Another Zombie Apocalypse

I like the zombie apocalypse film genre. When it comes to quality of story, the proverbial bar is as low as it can go. I’ve been surprised by the quality of the story more than once. In the Flesh, a BBC miniseries, for instance, features a wonderful twist on the genre – such a twist that it’s no longer an apocalyptic outcome.
There are far worse zombie movies than Rise of the Zombies, a direct-to-cable gore-fest featuring Mariel Hemingway, Danny Trejo, and Ethan Suplee. Even French Stewart and LaVar Burton make relatively brief appearances.
Two things make Zombies worth talking about: the complete lack of characterization, and the lack of story. For the most part, characters in genre films are, at best, two-dimensional. In Nick Lyon’s Rise of the Zombies, the characters aspire to achieve a second dimension.
Ethan Suplee (My Name is Earl? is a talented actor. Watching him in Zombies was as painful as watching the cop who scratches his face with his handgun in Plan Nine From Outer Space. Suplee reads his lines with an undertone of, “Do I have to,” which also seems to be the only facial expression he can muster, even as a horde of zombies turns his left forearm into an hors d’oeuvre.
Zombies is an 89 minute long vignette. The plot is so thin, if it were an oil spill it wouldn’t have enough substance to leave an oily film on the water. The main characters have found refuge on Alcatraz. At the beginning of the movie, we learn that the former prison is a known sanctuary, just before an idiot driver attempts to maneuver his SUV down a switchback road at straightaway speeds, supplying the onrushing zombie horde with a delightful meal of two humans on the hoof and a third, freshly dead. In the real world the idiot driver walks away, leaving behind the dead and injured victims of his lunatic driving. In Zombies, however, the driver dies at the wheel. It’s a small justice.
Of the four people in the SUV, the sole survivor is a very pregnant woman waddles to safety.

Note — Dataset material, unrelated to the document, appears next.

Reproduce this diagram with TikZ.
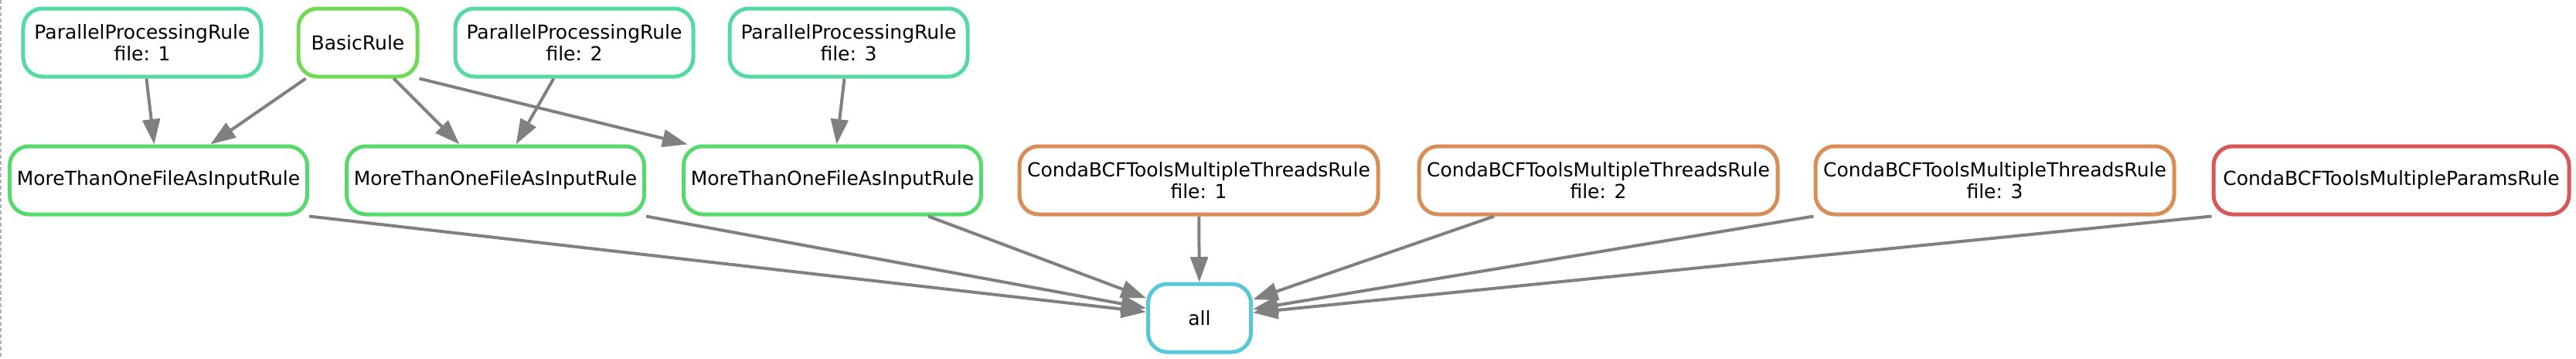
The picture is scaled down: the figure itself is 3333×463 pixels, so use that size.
\documentclass[tikz,border=0pt]{standalone}
\usepackage{fontspec}
\setmainfont{DejaVu Sans}
\usepackage{xcolor}
\definecolor{pprgreen}{RGB}{87,217,163}
\definecolor{basiclime}{RGB}{114,217,87}
\definecolor{mtogreen}{RGB}{87,217,112}
\definecolor{cbtorange}{RGB}{217,141,87}
\definecolor{cbpred}{RGB}{217,87,87}
\definecolor{allcyan}{RGB}{87,200,217}
\definecolor{edgegrey}{RGB}{128,128,128}
\usetikzlibrary{arrows.meta}
\tikzset{
  %% rule nodes
  rulebox/.style={draw, line width=2pt, rounded corners=10pt, fill=white,
    inner xsep=2pt, inner ysep=0pt, minimum height=35.2pt, align=center,
    font=\fontsize{10pt}{11.2pt}\selectfont},
  pprbox/.style={rulebox, draw=pprgreen, minimum width=123.2pt},
  mtobox/.style={rulebox, draw=mtogreen, minimum width=154pt},
  cbtbox/.style={rulebox, draw=cbtorange, minimum width=185.6pt},
  %% dependency edges
  dep/.style={draw=edgegrey, line width=1.6pt,
    -{Triangle[length=13pt,width=9pt]}},
}
\begin{document}
\begin{tikzpicture}[x=0.4pt,y=-0.4pt]
  \useasboundingbox (0,0) rectangle (3333,463);
  \draw[black!30, line width=0.6pt, dash pattern=on 2pt off 1.2pt] (1,0) -- (1,463);
  %% top row
  \node[pprbox] (ppr1) at (184,55) {ParallelProcessingRule\\file: 1};
  \node[rulebox, draw=basiclime, minimum width=61.6pt] (basic) at (463,55) {BasicRule};
  \node[pprbox] (ppr2) at (743,55) {ParallelProcessingRule\\file: 2};
  \node[pprbox] (ppr3) at (1098,55) {ParallelProcessingRule\\file: 3};
  %% middle row
  \node[mtobox] (mto1) at (205,233) {MoreThanOneFileAsInputRule};
  \node[mtobox] (mto2) at (641,233) {MoreThanOneFileAsInputRule};
  \node[mtobox] (mto3) at (1077,233) {MoreThanOneFileAsInputRule};
  \node[cbtbox] (cbt1) at (1551,233) {CondaBCFToolsMultipleThreadsRule\\file: 1};
  \node[cbtbox] (cbt2) at (2068,233) {CondaBCFToolsMultipleThreadsRule\\file: 2};
  \node[cbtbox] (cbt3) at (2581,233) {CondaBCFToolsMultipleThreadsRule\\file: 3};
  \node[rulebox, draw=cbpred, minimum width=184pt] (cbp) at (3094,233) {CondaBCFToolsMultipleParamsRule};
  %% target
  \node[rulebox, draw=allcyan, minimum width=53.2pt] (all) at (1552,411) {all};
  %% edges
  \draw[dep] (ppr1) -- (mto1);
  \draw[dep] (basic) -- (mto1);
  \draw[dep] (basic) -- (mto2);
  \draw[dep] (ppr2) -- (mto2);
  \draw[dep] (basic.south east) -- ([xshift=3pt]mto3.north west);
  \draw[dep] (ppr3) -- (mto3);
  \draw[dep] (mto1.south east) -- (all);
  \draw[dep] (mto2.south east) -- (all);
  \draw[dep] (mto3) -- (all);
  \draw[dep] (cbt1) -- (all);
  \draw[dep] (cbt2) -- (all);
  \draw[dep] (cbt3.south west) -- (all);
  \draw[dep] (cbp.south west) -- (all);
\end{tikzpicture}
\end{document}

The zombies in this movie can run, so I found myself asking out loud, “How come they haven’t eaten her yet?’ And then I started singing the chorus to “The Duck Song” out loud, because the poor woman looked like a running duck.
Meanwhile, the zombie horde has somehow navigated a mile-and-a-half of water to savage the survivors at Alcatraz, and then managed to breach the prison’s external security to enter the prison proper. This seems to be routine, as the survivors have a protocol in place: they hurry to their cells and lock themselves in. Perhaps this scenario defies logic, but it fits the theme of the movie: Mass destruction of human life. Compared to the amount of violence, the gore quotient is relatively low. Even the more gruesome bits are nothing like the milder gore in The Walking Dead.

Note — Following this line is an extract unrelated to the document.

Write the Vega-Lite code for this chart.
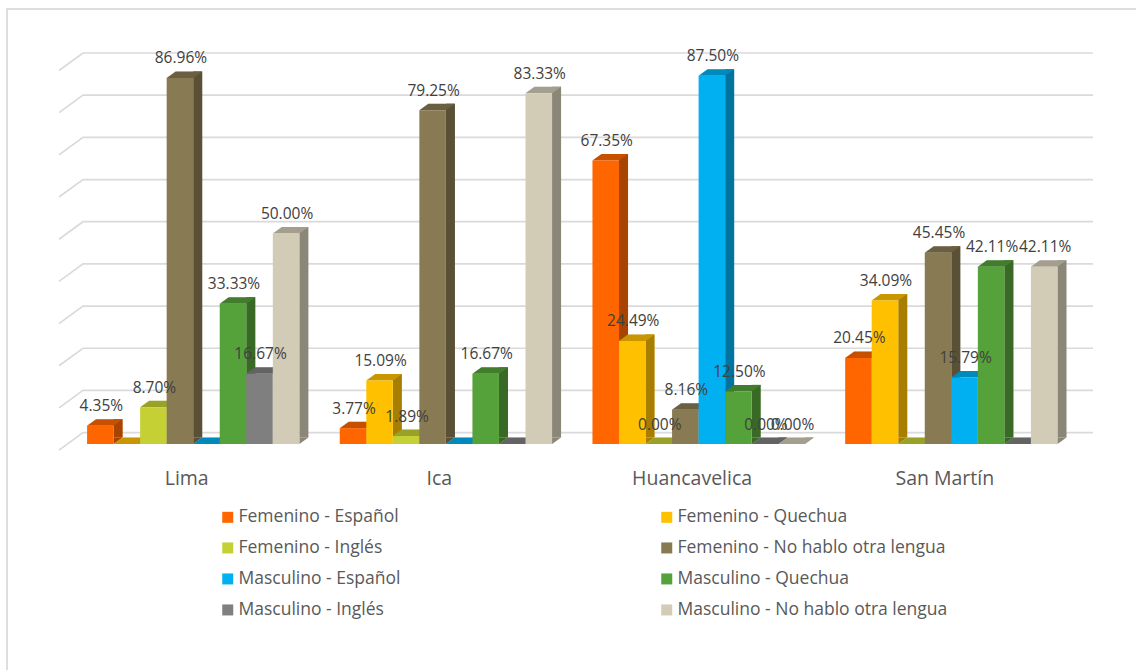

Somehow, all but one of the Alcatraz survivors see fit to leave their sanctuary on a rubber raft to search for a quack with a cure, played by French Stewart.

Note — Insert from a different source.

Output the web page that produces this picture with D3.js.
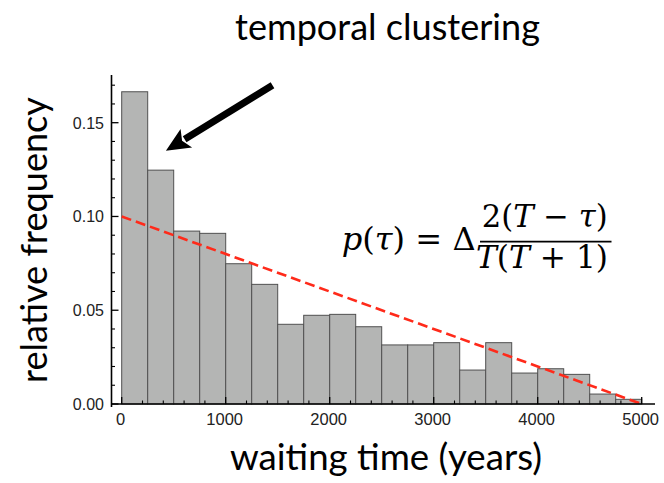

About one-third of the way into the movie, one of the characters, an older woman, is confronted with a turned Captain Caspian (Danny Trejo), and a beautiful, contortionist zombie who feels like a cg animation. The elderly woman can’t bring herself to shoot Caspian, so, as he closes his zombie maw on her aging alabaster neck, she shoots herself. I wonder if she ad libbed her end in order to escape the movie.
Perhaps the most distressing aspect of Rise of the Zombies is its utter lack of hope for humanity. I suppose I should be feeling the indomitable spirit of human hope, but I don’t. Whether by design, or by poor writing, the only ending I see fitting this movie is Marshall (Suplee), piloting the helicopter into one of the Golden Gate Bridge’s towers, as an act of euthanasia, not cowardice.
There’s more. But ultimately, who cares? It’s a real cheese movie. It aspires to sincerity, making it the good kind of bad. It will probably become a cult hit, in the same way Plan Nine From Outer Space has.